Hi @arturn
You are right in terms of the tf2 error originating outside of rllib. There seems to be some debate on the web on how to solve it (interested users may have a look here) and there appears to be some updates to the Tensorflow installation page as well.
Downgrading to Tensorflow version 2.10 solves the issue though - at least for now.
The reason for me using the Impala algo is that it is asynchronous. My custom environment suffers from that some state transitions are more computational expensive than others and thus slower. Additionally, my cluster setup comprises different types of CPUs with different speeds. Hence, if I was using a synchronous algo like PPO I would have rollout workers sitting idle waiting for the slower ones to finish.
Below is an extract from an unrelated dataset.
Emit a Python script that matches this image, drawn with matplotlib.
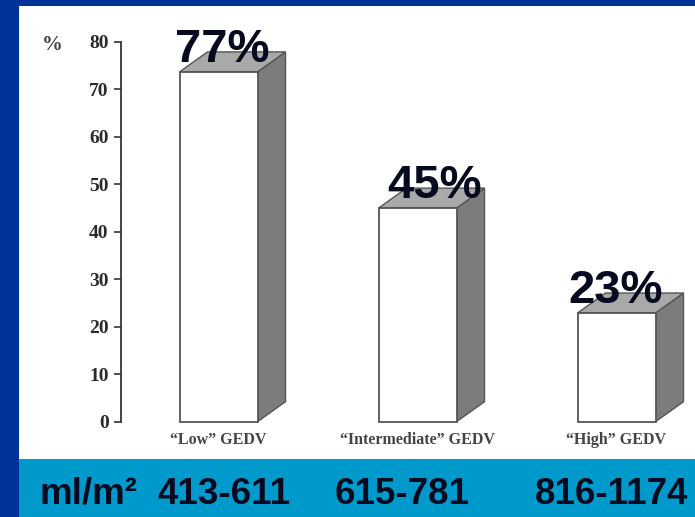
import matplotlib.pyplot as plt
from matplotlib.patches import Polygon, Rectangle
import matplotlib.transforms as mtransforms

# values
groups = ['\u201cLow\u201d GEDV', '\u201cIntermediate\u201d GEDV', '\u201cHigh\u201d GEDV']
heights = [73.7, 45.0, 22.9]
labels = ['77%', '45%', '23%']
ranges = ['413-611', '615-781', '816-1174']
yticks = [0, 10, 20, 30, 40, 50, 60, 70, 80]

W, H = 695, 517
navy = '#003399'
strip = '#0099cc'
ink = '#050a1e'

fig = plt.figure(figsize=(W / 100, H / 100), dpi=100, facecolor=navy)

#blue strip with the ranges
fig.patches.append(Rectangle((19 / W, 0), 1, (H - 459) / H, transform=fig.transFigure,
                             facecolor=strip, edgecolor='none', zorder=-1))

# axes = the white panel (19..695 px, 6..459 px)
ax = fig.add_axes([19 / W, (H - 459) / H, (W - 19) / W, (459 - 6) / H], facecolor='white')
px_y = (421.7 - 42) / 80.0     # pixels per % unit
px_x = 199.0                   # pixels per bar slot
ax.set_ylim(-(459 - 421.7) / px_y, 80 + (42 - 6) / px_y)
ax.set_xlim(-(218.5 - 19) / px_x, (695 - 218.5) / px_x)

width = 78 / px_x
dx = 28 / px_x
dy = 20 / px_y

for i, h in enumerate(heights):
    x0 = i - width / 2
    x1 = i + width / 2
    side = Polygon([(x1, 0), (x1 + dx, dy), (x1 + dx, h + dy), (x1, h)],
                   facecolor='#7c7c7c', edgecolor='#555555', lw=1.0, zorder=2)
    top = Polygon([(x0, h), (x1, h), (x1 + dx, h + dy), (x0 + dx, h + dy)],
                  facecolor='#a9a9a9', edgecolor='#555555', lw=1.0, zorder=2)
    front = Rectangle((x0, 0), width, h, facecolor='white', edgecolor='#555555',
                      lw=1.3, zorder=3)
    ax.add_patch(side)
    ax.add_patch(top)
    ax.add_patch(front)

# percentage labels over the bars
label_dx = [4, 17, -1]
for i, (h, t) in enumerate(zip(heights, labels)):
    ax.text(i + label_dx[i] / px_x, h + 10 / px_y, t, ha='center', va='baseline',
            fontsize=34, fontweight='bold', family='Liberation Sans', color=ink, zorder=5)

# group names under the bars
for i, g in enumerate(groups):
    ax.text(i, -(440 - 421.7) / px_y, g, ha='center', va='center', fontsize=11.5,
            fontweight='bold', family='Liberation Serif', color='#444444')

# y axis like the scanned figure
for s in ['top', 'right', 'bottom']:
    ax.spines[s].set_visible(False)
ax.spines['left'].set_position(('data', -(218.5 - 121) / px_x))
ax.spines['left'].set_bounds(0, 80)
ax.spines['left'].set_color('#333333')
ax.spines['left'].set_linewidth(1.3)
ax.set_yticks(yticks)
ax.set_xticks([])
ax.tick_params(axis='y', direction='out', length=5, width=1.2, color='#333333',
               labelcolor='#2a2a2a', pad=4)
for lab in ax.get_yticklabels():
    lab.set_family('Liberation Serif')
    lab.set_fontweight('bold')
    lab.set_fontsize(14)
ax.text(52 / W, (H - 45) / H, '%', transform=fig.transFigure, ha='center', va='center',
        fontsize=15, fontweight='bold', family='Liberation Serif', color='#444444')

# strip texts
tr = mtransforms.blended_transform_factory(ax.transData, fig.transFigure)
fig.text(88.5 / W, (H - 504) / H, 'ml/m²', ha='center', va='baseline', fontsize=26.5,
         fontweight='bold', family='Liberation Sans', color=ink)
range_dx = [5.5, -15, -5]
for i, r in enumerate(ranges):
    fig.text(i + range_dx[i] / px_x, (H - 504) / H, r, transform=tr, ha='center',
             va='baseline', fontsize=26.5, fontweight='bold', family='Liberation Sans',
             color=ink)

fig.savefig('out.png', dpi=100, facecolor=navy)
As my custom environment is rather slow anyway this would not be very efficient.
Normally, I run with 28 workers with 4 envs per worker.
I think the “one worker” issue originates from when I started to investigate this issue when I tried to migrate from Ray 2.1.0 to 2.2.0 and communicated with @sven1977 on this (more details here). Again, the episode_reward_mean etc kept being just .nan and I tried various rollout worker configurations including using only one. In this process I also managed to “harass” the Impala algo enough to get the learner queue empty error. But that is not whats happening here. Nevertheless, I still think these issues are related as my custom environment runs fine in Ray 2.1.0.
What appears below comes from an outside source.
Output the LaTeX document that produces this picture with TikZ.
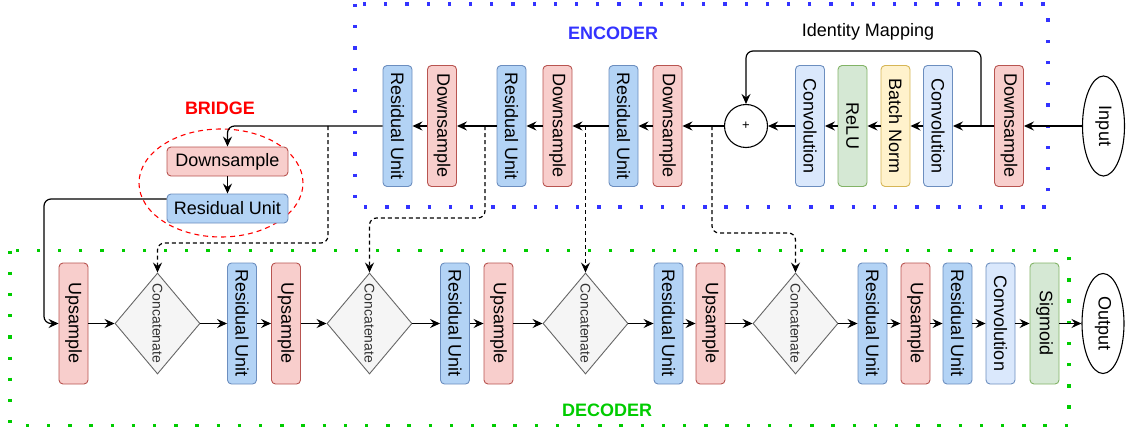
\documentclass[tikz,border=0pt]{standalone}
\usepackage{fontspec}
\setmainfont{Liberation Sans}
\usetikzlibrary{shapes.geometric,arrows.meta,calc}
\definecolor{redfill}{HTML}{F8CECC}
\definecolor{redline}{HTML}{B85450}
\definecolor{rufill}{HTML}{B3D3F5}
\definecolor{blueline}{HTML}{6C8EBF}
\definecolor{convfill}{HTML}{DAE8FC}
\definecolor{greenfill}{HTML}{D5E8D4}
\definecolor{greenline}{HTML}{82B366}
\definecolor{yelfill}{HTML}{FFF2CC}
\definecolor{yelline}{HTML}{D6B656}
\definecolor{grayfill}{HTML}{F5F5F5}
\definecolor{grayline}{HTML}{666666}
\definecolor{graytext}{HTML}{333333}
\definecolor{encblue}{HTML}{3333FF}
\definecolor{decgreen}{HTML}{00CC00}
\newcommand{\myrot}[1]{\rotatebox{-90}{#1}}
\begin{document}
\begin{tikzpicture}[x=1pt,y=-1pt,
  blk/.style={draw, rounded corners=4pt, line width=0.9pt, minimum width=29pt, minimum height=121pt, inner sep=0pt, font=\fontsize{18}{21}\selectfont},
  hblk/.style={draw, rounded corners=4pt, line width=0.9pt, minimum width=121pt, minimum height=29pt, inner sep=0pt, font=\fontsize{18}{21}\selectfont},
  redb/.style={fill=redfill, draw=redline},
  rub/.style={fill=rufill, draw=blueline},
  convb/.style={fill=convfill, draw=blueline},
  greenb/.style={fill=greenfill, draw=greenline},
  yelb/.style={fill=yelfill, draw=yelline},
  concat/.style={diamond, aspect=0.84, draw=grayline, fill=grayfill, line width=0.9pt, minimum width=85pt, minimum height=101pt, inner sep=0pt, text=graytext, font=\fontsize{14}{16}\selectfont},
  term/.style={ellipse, draw, line width=1.1pt, minimum width=42pt, minimum height=100pt, inner sep=0pt, font=\fontsize{18}{21}\selectfont},
  arr/.style={-{Stealth[length=10pt,width=9pt,inset=3.5pt]}, line width=1.2pt},
  skip/.style={arr, dash pattern=on 4pt off 3pt, rounded corners=7pt},
  title/.style={font=\fontsize{18}{21}\selectfont\bfseries}
]
\useasboundingbox (0,0) rectangle (1126,433);
% group frames
\draw[encblue, line width=3.3pt, dash pattern=on 3.3pt off 17.9pt] (355,4) rectangle (1048,207);
\draw[decgreen, line width=3.3pt, dash pattern=on 3.3pt off 17.9pt] (10,250.5) rectangle (1069,425.5);
\node[title, text=encblue] (enc) at (613,33) {ENCODER};
\node[title, text=decgreen] (dec) at (607,410) {DECODER};
\node[title, text=red] (brt) at (220,108) {BRIDGE};
\node[draw=red, dash pattern=on 5pt off 4pt, line width=1.1pt, ellipse, minimum width=164pt, minimum height=108pt] (bell) at (221,183) {};
% encoder
\node[blk, rub] (RU1) at (397.5,126) {\myrot{Residual Unit}};
\node[blk, redb] (DS1) at (442,126) {\myrot{Downsample}};
\node[blk, rub] (RU2) at (511.5,126) {\myrot{Residual Unit}};
\node[blk, redb] (DS2) at (557.5,126) {\myrot{Downsample}};
\node[blk, rub] (RU3) at (623.5,126) {\myrot{Residual Unit}};
\node[blk, redb] (DS3) at (667.5,126) {\myrot{Downsample}};
\node[circle, draw, line width=1.1pt, minimum size=43pt, inner sep=0pt, font=\fontsize{13}{15}\selectfont] (plus) at (746,126) {+};
\node[blk, convb] (CV1) at (810,126) {\myrot{Convolution}};
\node[blk, greenb] (RL) at (852.5,126) {\myrot{ReLU}};
\node[blk, yelb] (BN) at (895.5,126) {\myrot{Batch Norm}};
\node[blk, convb] (CV2) at (938,126) {\myrot{Convolution}};
\node[blk, redb] (DS0) at (1009,126) {\myrot{Downsample}};
\node[term] (IN) at (1103.5,126) {\myrot{Input}};
\node[font=\fontsize{18}{21}\selectfont] (idl) at (868,32) {Identity Mapping};
% bridge
\node[hblk, redb] (BDS) at (227.5,161.5) {Downsample};
\node[hblk, rub] (BRU) at (227.5,208.5) {Residual Unit};
% decoder
\node[blk, redb] (UP1) at (73.5,323.5) {\myrot{Upsample}};
\node[concat] (C1) at (157.5,323.5) {\myrot{Concatenate}};
\node[blk, rub] (RUa) at (242,323.5) {\myrot{Residual Unit}};
\node[blk, redb] (UPa) at (286,323.5) {\myrot{Upsample}};
\node[concat] (C2) at (369.5,323.5) {\myrot{Concatenate}};
\node[blk, rub] (RUb) at (455,323.5) {\myrot{Residual Unit}};
\node[blk, redb] (UPb) at (498.5,323.5) {\myrot{Upsample}};
\node[concat] (C3) at (585.5,323.5) {\myrot{Concatenate}};
\node[blk, rub] (RUc) at (668.5,323.5) {\myrot{Residual Unit}};
\node[blk, redb] (UPc) at (710.5,323.5) {\myrot{Upsample}};
\node[concat] (C4) at (795.5,323.5) {\myrot{Concatenate}};
\node[blk, rub] (RUd) at (872.5,323.5) {\myrot{Residual Unit}};
\node[blk, redb] (UPd) at (915.5,323.5) {\myrot{Upsample}};
\node[blk, rub] (RUe) at (957.5,323.5) {\myrot{Residual Unit}};
\node[blk, convb] (CVd) at (1000.5,323.5) {\myrot{Convolution}};
\node[blk, greenb] (SG) at (1044.5,323.5) {\myrot{Sigmoid}};
\node[term] (OUT) at (1103,323.5) {\myrot{Output}};
% coordinates
\coordinate (idm) at (981,126);
\coordinate (idtop) at (981,51);
\coordinate (sA) at (328,126);
\coordinate (sB) at (485,126);
\coordinate (sC) at (585.5,126);
\coordinate (sD) at (712,126);
\coordinate (bA) at (328,243);
\coordinate (bB) at (485,218);
\coordinate (bD) at (712,233);
\coordinate (bend) at (44,323.5);
% encoder arrows
\draw[arr] (IN) -- (DS0);
\draw[arr] (DS0) -- (CV2);
\draw[arr] (CV2) -- (BN);
\draw[arr] (BN) -- (RL);
\draw[arr] (RL) -- (CV1);
\draw[arr] (CV1) -- (plus);
\draw[arr] (plus) -- (DS3);
\draw[arr] (DS3) -- (RU3);
\draw[arr] (RU3) -- (DS2);
\draw[arr] (DS2) -- (RU2);
\draw[arr] (RU2) -- (DS1);
\draw[arr] (DS1) -- (RU1);
\draw[arr, rounded corners=7pt] (idm) -- (idtop) -| (plus.north);
% bridge
\draw[arr, rounded corners=7pt] (RU1.west) -| (BDS.north);
\draw[arr] (BDS) -- (BRU);
\draw[arr, rounded corners=7pt] ([yshift=9.5pt]BRU.west) -| (bend) -- (UP1.west);
% skips
\draw[skip] (sA) -- (bA) -| (C1.north);
\draw[skip] (sB) -- (bB) -| (C2.north);
\draw[skip] (sC) -- (C3.north);
\draw[skip] (sD) -- (bD) -| (C4.north);
% decoder arrows
\draw[arr] (UP1) -- (C1);
\draw[arr] (C1) -- (RUa);
\draw[arr] (RUa) -- (UPa);
\draw[arr] (UPa) -- (C2);
\draw[arr] (C2) -- (RUb);
\draw[arr] (RUb) -- (UPb);
\draw[arr] (UPb) -- (C3);
\draw[arr] (C3) -- (RUc);
\draw[arr] (RUc) -- (UPc);
\draw[arr] (UPc) -- (C4);
\draw[arr] (C4) -- (RUd);
\draw[arr] (RUd) -- (UPd);
\draw[arr] (UPd) -- (RUe);
\draw[arr] (RUe) -- (CVd);
\draw[arr] (CVd) -- (SG);
\draw[arr] (SG) -- (OUT);
\end{tikzpicture}
\end{document}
I have just been running the reproduction code that I provided a link to above after downgrading Tensorflow to 2.10 in Ray 2.3.1. It runs fine but episode_reward_mean etc. should start to show around 12k time steps but again they don’t - although the algo resets the environments after termination/truncation which should indicate that the episodes ended. Moreover, Info[“learner”] and info[“learner_queue”] etc appears to me to be running as expected. See sample output below:
So something is clearly going on and learning appears to take place but the RL relevant metrics are not provided.